Retype, please, the listing from its opening line through the line that contains "const tickStep = 1;", both included, without the pictures.
-- start of DATA --
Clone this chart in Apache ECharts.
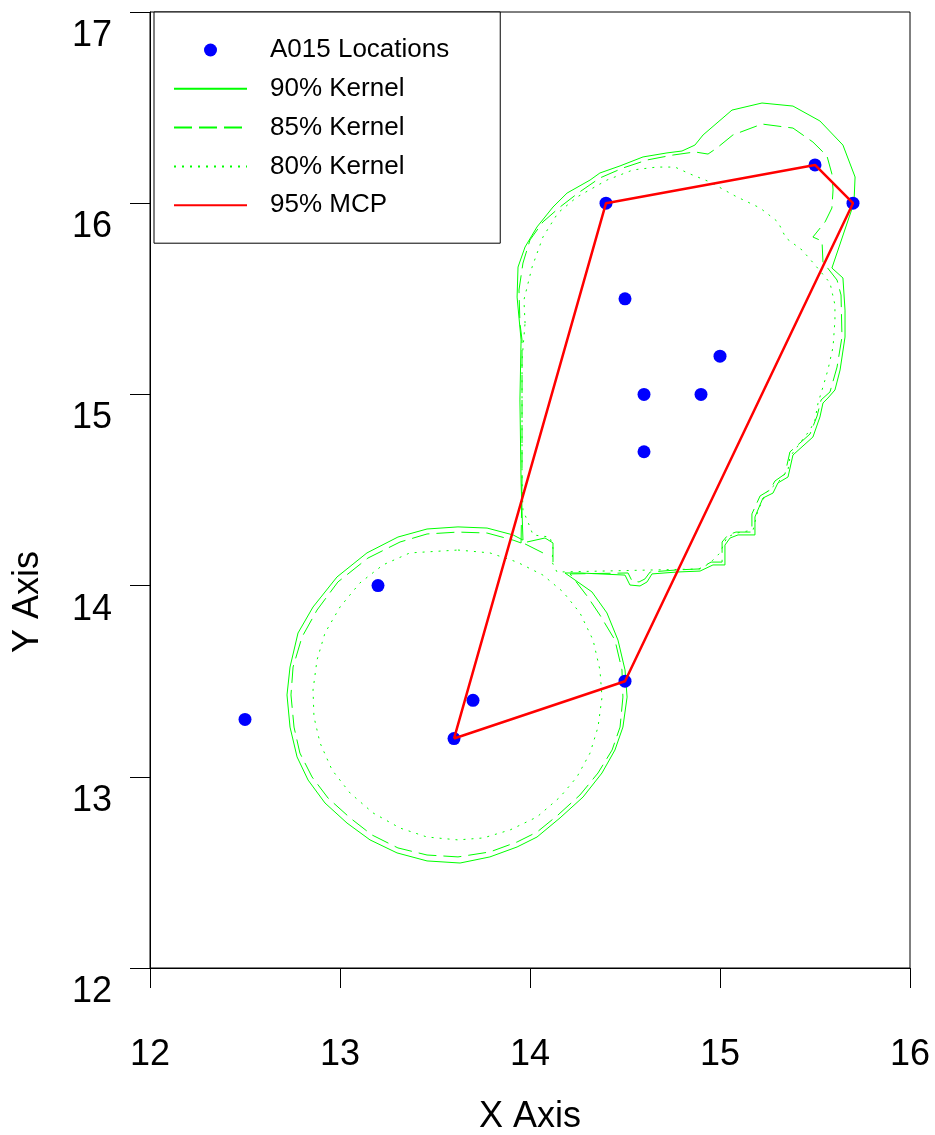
<!DOCTYPE html>
<html>
<head>
<meta charset="utf-8">
<script src="https://cdn.jsdelivr.net/npm/echarts@6/dist/echarts.min.js"></script>
<style>
  html, body { margin: 0; padding: 0; background: #ffffff; }
  #chart { width: 935px; height: 1135px; }
</style>
</head>
<body>
<div id="chart"></div>
<script>
// Axis ranges and tick step
const xRange = [12, 16];
const yRange = [12, 17];
const tickStep = 1;

// Animal fixes
const locations = [
  [12.5, 13.3], [13.2, 14.0], [13.6, 13.2], [13.7, 13.4], [14.5, 13.5],
  [14.4, 16.0], [14.5, 15.5], [14.6, 15.0], [14.6, 14.7], [14.9, 15.0],
  [15.0, 15.2], [15.5, 16.2], [15.7, 16.0]
];

// 95% minimum convex polygon (closed)
const mcp95 = [
  [13.6, 13.2], [14.4, 16.0], [15.5, 16.2], [15.7, 16.0], [14.5, 13.5], [13.6, 13.2]
];

// 90% kernel isopleth: northern lobe joined to the southern ring
const kernel90 = [
  [13.963,14.238],[13.958,14.385],[13.953,14.542],[13.947,14.971],[13.953,15.285],[13.932,15.509],
  [13.937,15.666],[13.974,15.771],[14.037,15.876],[14.121,15.980],[14.195,16.053],[14.316,16.121],
  [14.368,16.158],[14.474,16.195],[14.595,16.242],[14.721,16.263],[14.800,16.273],[14.868,16.304],
  [14.911,16.357],[15.063,16.487],[15.221,16.524],[15.384,16.508],[15.526,16.430],[15.647,16.304],
  [15.711,16.137],[15.705,16.001],[15.589,15.661],[15.647,15.609],[15.658,15.441],[15.658,15.300],
  [15.632,15.128],[15.605,15.023],[15.568,14.981],[15.542,14.955],[15.526,14.882],[15.489,14.777],
  [15.384,14.683],[15.358,14.568],[15.305,14.537],[15.279,14.484],[15.226,14.458],[15.184,14.359],
  [15.184,14.265],[15.095,14.265],[15.053,14.249],[15.026,14.212],[15.026,14.108],[14.963,14.108],
  [14.895,14.076],[14.774,14.071],[14.642,14.061],[14.616,14.019],[14.579,13.998],[14.526,14.003],
  [14.500,14.055],[14.263,14.066],[14.184,14.066],
  [14.326,13.967],[14.405,13.857],[14.463,13.715],[14.500,13.559],[14.511,13.417],[14.489,13.260],
  [14.447,13.140],[14.379,13.020],[14.279,12.894],[14.158,12.785],[14.037,12.685],[13.932,12.633],
  [13.789,12.581],[13.632,12.549],[13.458,12.560],[13.300,12.602],[13.158,12.670],[13.037,12.758],
  [12.921,12.863],[12.832,12.983],[12.774,13.104],[12.737,13.260],[12.721,13.428],[12.737,13.574],
  [12.779,13.752],[12.858,13.888],[12.984,14.045],[13.142,14.171],[13.305,14.254],[13.458,14.296],
  [13.621,14.307],[13.774,14.301],[13.911,14.265],[13.963,14.238]
];
// small fragments of the 90% line where the two lobes meet
const kernel90NotchA = [[13.984,14.228],[14.079,14.249],[14.121,14.223],[14.121,14.123]];
const kernel90NotchB = [[13.974,14.218],[14.068,14.171]];

// 85% kernel isopleth
const kernel85 = [
  [13.953,14.223],[13.958,14.552],[13.958,15.285],[13.947,15.373],[13.942,15.546],[13.963,15.687],
  [14.000,15.808],[14.068,15.902],[14.158,15.980],[14.253,16.053],[14.368,16.132],[14.489,16.184],
  [14.616,16.226],[14.753,16.252],[14.868,16.268],[14.937,16.257],[14.984,16.289],[15.068,16.357],
  [15.221,16.414],[15.384,16.393],[15.489,16.320],[15.563,16.247],[15.589,16.153],[15.595,16.069],
  [15.589,15.975],[15.553,15.902],[15.489,15.823],[15.537,15.802],[15.542,15.692],[15.616,15.598],
  [15.637,15.520],[15.642,15.300],[15.616,15.143],[15.579,15.013],[15.532,14.971],[15.511,14.887],
  [15.474,14.793],[15.368,14.699],[15.342,14.584],[15.289,14.547],[15.263,14.500],[15.211,14.469],
  [15.168,14.375],[15.168,14.280],[15.084,14.280],[15.042,14.265],[15.011,14.228],[15.011,14.123],
  [14.953,14.123],[14.889,14.087],[14.774,14.082],[14.632,14.071],[14.605,14.035],[14.574,14.019],
  [14.537,14.024],[14.516,14.066],[14.211,14.061],
  [14.300,13.946],[14.368,13.846],[14.447,13.715],[14.484,13.559],[14.489,13.417],[14.474,13.260],
  [14.432,13.140],[14.358,13.020],[14.263,12.905],[14.147,12.800],[14.037,12.711],[13.932,12.659],
  [13.789,12.607],[13.621,12.581],[13.458,12.591],[13.305,12.628],[13.168,12.696],[13.053,12.785],
  [12.937,12.889],[12.853,12.999],[12.789,13.124],[12.758,13.260],[12.742,13.428],[12.753,13.574],
  [12.800,13.731],[12.879,13.872],[12.989,14.019],[13.147,14.144],[13.316,14.228],[13.458,14.270],
  [13.621,14.280],[13.774,14.275],[13.911,14.238],[13.953,14.223]
];

// 80% kernel isopleth: two separate rings
const kernel80North = [
  [13.974,15.373],[13.968,15.494],[14.011,15.666],[14.068,15.823],[14.147,15.949],[14.247,16.032],
  [14.405,16.121],[14.542,16.174],[14.668,16.189],[14.763,16.189],[14.842,16.153],[14.947,16.111],
  [15.079,16.038],[15.211,15.975],[15.305,15.902],[15.347,15.818],[15.432,15.755],[15.500,15.677],
  [15.579,15.583],[15.605,15.468],[15.605,15.389],[15.595,15.248],[15.568,15.128],[15.542,15.039],
  [15.516,14.955],[15.500,14.866],[15.474,14.814],[15.421,14.746],[15.368,14.673],[15.358,14.605],
  [15.316,14.552],[15.247,14.490],[15.200,14.395],[15.174,14.291],[15.089,14.275],[15.037,14.254],
  [15.000,14.171],[14.947,14.118],[14.895,14.087],[14.142,14.071],[14.116,14.123],[14.121,14.197],
  [14.105,14.254],[14.016,14.265],[13.989,14.333],[13.963,14.395],[13.958,14.552],[13.958,15.180],
  [13.974,15.373]
];
const kernel80South = [
  [13.621,14.186],[13.789,14.171],[13.932,14.123],[14.068,14.055],[14.174,13.967],[14.263,13.857],
  [14.332,13.715],[14.368,13.559],[14.379,13.417],[14.358,13.260],[14.316,13.124],[14.247,12.999],
  [14.158,12.894],[14.037,12.790],[13.895,12.722],[13.753,12.680],[13.621,12.670],[13.458,12.685],
  [13.316,12.732],[13.174,12.811],[13.053,12.915],[12.958,13.036],[12.895,13.177],[12.863,13.313],
  [12.858,13.454],[12.879,13.611],[12.921,13.752],[13.000,13.888],[13.105,14.014],[13.226,14.108],
  [13.368,14.171],[13.621,14.186]
];

const seriesNames = ['A015 Locations', '90% Kernel', '85% Kernel', '80% Kernel', '95% MCP'];

const FONT = 'Liberation Sans, Arial, sans-serif';
const GREEN = '#00ff00';

function contour(name, data, type) {
  return {
    name: name,
    type: 'line',
    data: data,
    symbol: 'none',
    showSymbol: false,
    smooth: false,
    silent: true,
    z: 2,
    lineStyle: { color: GREEN, width: 1, type: type },
    itemStyle: { color: GREEN }
  };
}

// line entries in the legend show only their stroke, no marker
const legendData = seriesNames.map(function (n, i) {
  return i === 0 ? { name: n } : { name: n, itemStyle: { opacity: 0 } };
});

const chart = echarts.init(document.getElementById('chart'), null, { renderer: 'canvas' });

chart.setOption({
  animation: false,
  backgroundColor: '#ffffff',
  textStyle: { fontFamily: FONT },
  grid: {
    left: 150, right: 25, top: 12, bottom: 167,
    outerBoundsMode: 'none',
    containLabel: false,
    show: true, borderColor: '#000000', borderWidth: 1, backgroundColor: 'transparent'
  },
  legend: {
    orient: 'vertical',
    left: 154, top: 12,
    padding: [23, 51, 23, 19],
    itemGap: 8.8,
    itemWidth: 73,
    itemHeight: 13,
    borderColor: '#000000',
    borderWidth: 1,
    backgroundColor: '#ffffff',
    selectedMode: false,
    textStyle: { fontFamily: FONT, fontSize: 26, color: '#000000', lineHeight: 30, padding: [0, 0, 0, 18] },
    data: legendData
  },
  xAxis: {
    type: 'value',
    min: xRange[0], max: xRange[1], interval: tickStep,
    name: 'X Axis',
    nameLocation: 'middle',
    nameGap: 131,
    nameTextStyle: { fontFamily: FONT, fontSize: 36, color: '#000000' },
    axisLine: { show: true, onZero: false, lineStyle: { color: '#000000', width: 1 } },
    axisTick: { show: true, inside: false, length: 20, lineStyle: { color: '#000000', width: 1 } },
    axisLabel: { fontFamily: FONT, fontSize: 36, color: '#000000', margin: 69 },
    splitLine: { show: false }
  },
  yAxis: {
    type: 'value',
    min: yRange[0], max: yRange[1], interval: tickStep,
    axisLine: { show: true, onZero: false, lineStyle: { color: '#000000', width: 1 } },
    axisTick: { show: true, inside: false, length: 20, lineStyle: { color: '#000000', width: 1 } },
    axisLabel: {
      fontFamily: FONT, fontSize: 36, color: '#000000', margin: 38,
      verticalAlign: 'top', lineHeight: 48
    },
    splitLine: { show: false }
  },
  graphic: [{
    type: 'text',
    x: 28, y: 602,
    rotation: Math.PI / 2,
    style: {
      text: 'Y Axis',
      font: '36px ' + FONT,
      fill: '#000000',
      align: 'center',
      verticalAlign: 'middle'
    }
  }],
  series: [
    {
      name: seriesNames[0],
      type: 'scatter',
      data: locations,
      symbol: 'circle',
      symbolSize: 13,
      z: 3,
      itemStyle: { color: '#0000ff', opacity: 1 }
    },
    contour(seriesNames[1], kernel90, 'solid'),
    contour(seriesNames[1], kernel90NotchA, 'solid'),
    contour(seriesNames[1], kernel90NotchB, 'solid'),
    contour(seriesNames[2], kernel85, [18, 7]),
    contour(seriesNames[3], kernel80North, [2, 6]),
    contour(seriesNames[3], kernel80South, [2, 6]),
    {
      name: seriesNames[4],
      type: 'line',
      data: mcp95,
      symbol: 'none',
      showSymbol: false,
      z: 4,
      lineStyle: { color: '#ff0000', width: 2.5 },
      itemStyle: { color: '#ff0000' }
    }
  ]
});
</script>
</body>
</html>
-- end of DATA --
## [COMPLETE ANSWER]
Clone this chart in Apache ECharts.
<!DOCTYPE html>
<html>
<head>
<meta charset="utf-8">
<script src="https://cdn.jsdelivr.net/npm/echarts@6/dist/echarts.min.js"></script>
<style>
  html, body { margin: 0; padding: 0; background: #ffffff; }
  #chart { width: 935px; height: 1135px; }
</style>
</head>
<body>
<div id="chart"></div>
<script>
// Axis ranges and tick step
const xRange = [12, 16];
const yRange = [12, 17];
const tickStep = 1;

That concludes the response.